The new Act extends the reach of liability for bribery into the private sector and introduces four new offences to replace those of the Act’s predecessor, which was based largely on “proving corruption”.
Under the new legislation, organisations will be breaking the law if they are found guilty of active bribery – which involves giving, promising or offering a bribe; passive bribery – which involves requesting, agreeing to receive or accepting a bribe; or bribery of public officials – for which the key will be “intention”.
However the section of the Act that has caused the biggest storm in the business world, provoking the CBI to describe it as “not fit for purpose” when the initial draft guidance was published, is the new corporate offence of failing to prevent bribery within a commercial organisation.

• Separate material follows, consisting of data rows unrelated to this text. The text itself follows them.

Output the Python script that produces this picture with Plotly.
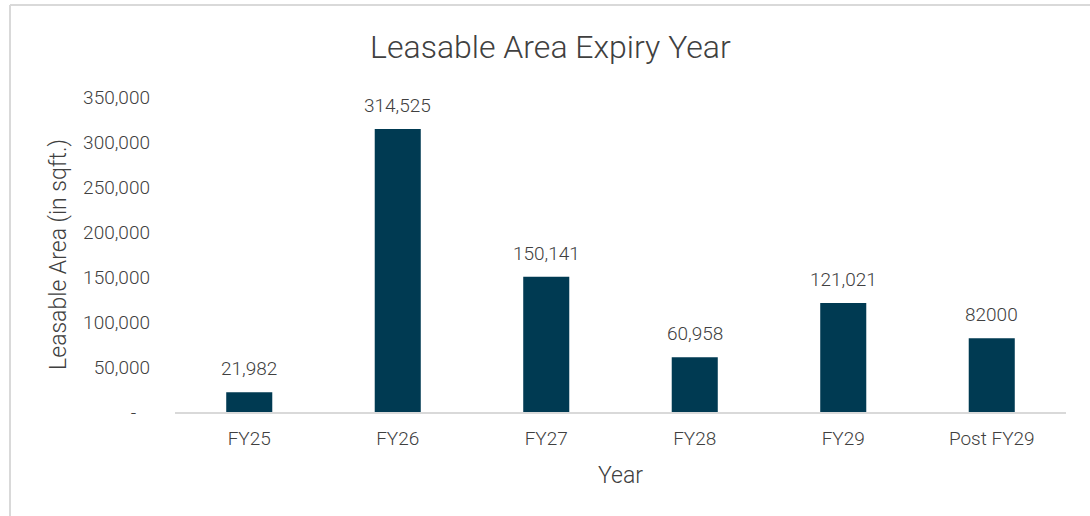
import plotly.graph_objects as go

categories = ["FY25", "FY26", "FY27", "FY28", "FY29", "Post FY29"]
values = [21982, 314525, 150141, 60958, 121021, 82000]
labels = ["21,982", "314,525", "150,141", "60,958", "121,021", "82000"]
tick_vals = [0, 50000, 100000, 150000, 200000, 250000, 300000, 350000]
tick_text = ["-\u00a0\u00a0\u00a0", "50,000", "100,000", "150,000", "200,000", "250,000", "300,000", "350,000"]

FONT = "Roboto"
TXT = "#404040"

fig = go.Figure()
fig.add_trace(go.Bar(
    x=categories, y=values,
    marker=dict(color="#003A52", line=dict(width=0)),
    width=0.31, cliponaxis=False, hoverinfo="x+y",
))

for c, v, t in zip(categories, values, labels):
    fig.add_annotation(x=c, y=v, text=t, showarrow=False, yanchor="bottom", yshift=10,
                       font=dict(family=FONT, size=19, color=TXT, weight=300))

fig.update_layout(
    width=1090, height=516,
    margin=dict(l=175, r=24, t=97, b=104),
    paper_bgcolor="white", plot_bgcolor="white",
    showlegend=False,
    title=dict(text="Leasable Area Expiry Year", x=0.505, xanchor="center", y=0.91, yanchor="middle",
               font=dict(family=FONT, size=32, color=TXT, weight=300)),
    font=dict(family=FONT, color=TXT, weight=300),
    xaxis=dict(
        showgrid=False, showline=True, linecolor="#d9d9d9", linewidth=2,
        ticks="", tickfont=dict(family=FONT, size=19, color=TXT, weight=300),
        ticklabelstandoff=8,
        title=dict(text="Year", font=dict(family=FONT, size=23, color=TXT, weight=300), standoff=18),
    ),
    yaxis=dict(
        range=[0, 350000], tickvals=tick_vals, ticktext=tick_text,
        showgrid=False, zeroline=False, showline=False, ticks="",
        tickfont=dict(family=FONT, size=19, color=TXT, weight=300),
        ticklabelstandoff=24,
        title=dict(text="Leasable Area (in sqft.)", font=dict(family=FONT, size=23, color=TXT, weight=300), standoff=10),
    ),
    bargap=0.69,
)

# outer chart border (top & left visible)
fig.add_shape(type="line", xref="paper", yref="paper", x0=-165/891, x1=1.05, y0=(516-104-5)/315, y1=(516-104-5)/315,
              line=dict(color="#d9d9d9", width=2))
fig.add_shape(type="line", xref="paper", yref="paper", x0=-165/891, x1=-165/891, y0=(516-104-5)/315, y1=-0.5,
              line=dict(color="#d9d9d9", width=2))

fig.write_html("out.html", config={"displayModeBar": False},
               post_script="document.body.style.margin='0';document.body.style.overflow='hidden';")
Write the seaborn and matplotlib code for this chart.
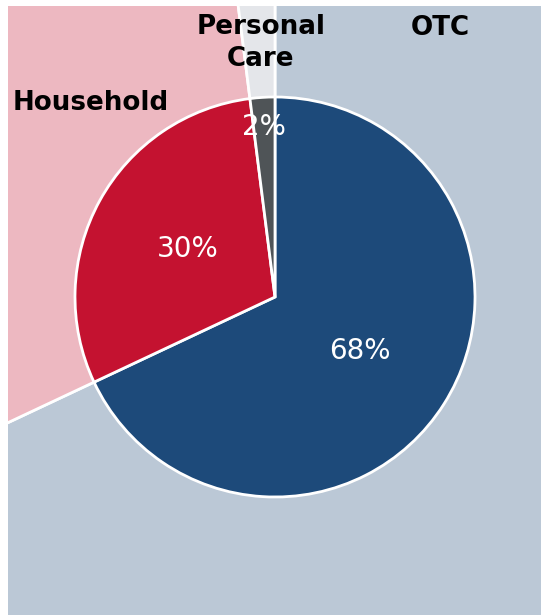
import matplotlib
matplotlib.use("Agg")
import matplotlib.pyplot as plt
import seaborn as sns

sns.set_style("white")
plt.rcParams['font.family'] = ['DejaVu Sans']

categories = ["OTC", "Household", "Personal\nCare"]
shares = [68, 30, 2]
dark_colors = ["#1D4A7A", "#C41230", "#4F5457"]
light_colors = ["#BBC8D6", "#EDB8C1", "#E4E6EA"]

# label positions (x, y) in data units around the pie
label_pos = [(0.825, 1.345), (-0.92, 0.97), (-0.07, 1.27)]

fig = plt.figure(figsize=(5.41, 6.15), dpi=100)
W, H = 541, 615
ax = fig.add_axes([8 / W, 0, (W - 8) / W, (H - 6) / H])

pal_dark = sns.color_palette(dark_colors)
pal_light = sns.color_palette(light_colors)

# large tinted background pie, clipped by the axes
outer, _ = ax.pie(shares, colors=pal_light, startangle=90, counterclock=False,
                  radius=4, wedgeprops=dict(edgecolor="white", linewidth=2))
for w in outer:
    w.set_clip_on(True)

inner, _, autotexts = ax.pie(shares, colors=pal_dark, startangle=90, counterclock=False,
                             radius=1, autopct=lambda p: f"{p:.0f}%", pctdistance=0.5,
                             wedgeprops=dict(edgecolor="white", linewidth=2),
                             textprops=dict(color="white", fontsize=20))
# move the thin slice's label outward
x, y = autotexts[2].get_position()
autotexts[2].set_position((x * 1.7, y * 1.7))

for name, (lx, ly) in zip(categories, label_pos):
    ax.text(lx, ly, name, ha="center", va="center", fontsize=18.8,
            fontweight="bold", color="black", linespacing=1.3)

s = 200.0
ax.set_xlim((8 - 275) / s, (541 - 275) / s)
ax.set_ylim(-(615 - 297) / s, (297 - 6) / s)
ax.set_aspect("equal")
ax.axis("off")

fig.savefig("out.png", dpi=100)
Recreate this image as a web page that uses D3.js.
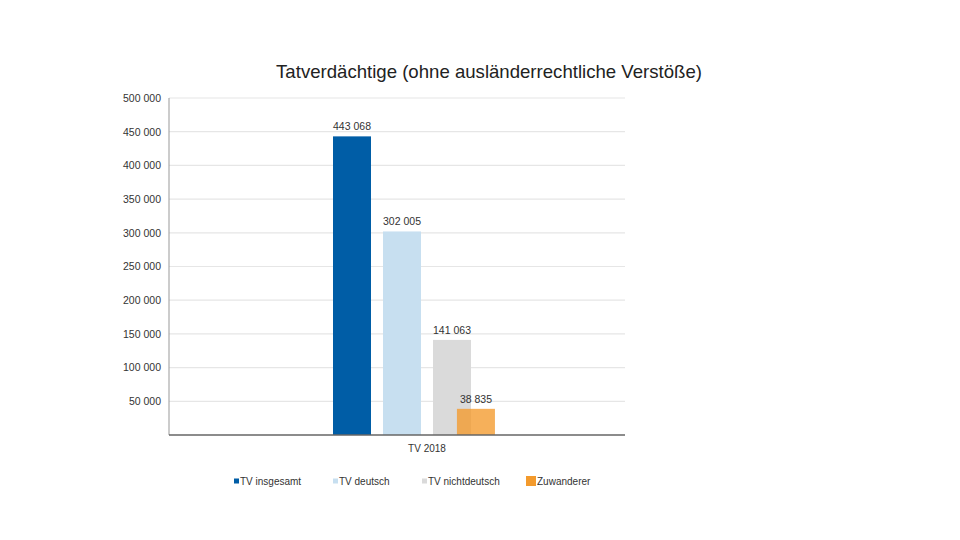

Under existing law a company is likely to be guilty of a bribery offence only if very senior management is involved. Under the Bribery Act’s new corporate criminal offence, the company may be guilty even if no one within the business knew of the bribery.
The company’s defence is limited to showing that it had “adequate procedures” in place to prevent bribery. This effectively creates an obligation on companies to ensure that their anti-corruption procedures are sufficiently robust to stop any employees, agents (or other third parties acting on the firm’s behalf) from committing bribery.
Sanctions for failure to comply include a prison sentence of up to ten years, unlimited fines and personal liability for company directors. Prudent managers should therefore take a careful look at their anti-bribery policies now to ensure that they avoid falling foul of the Act.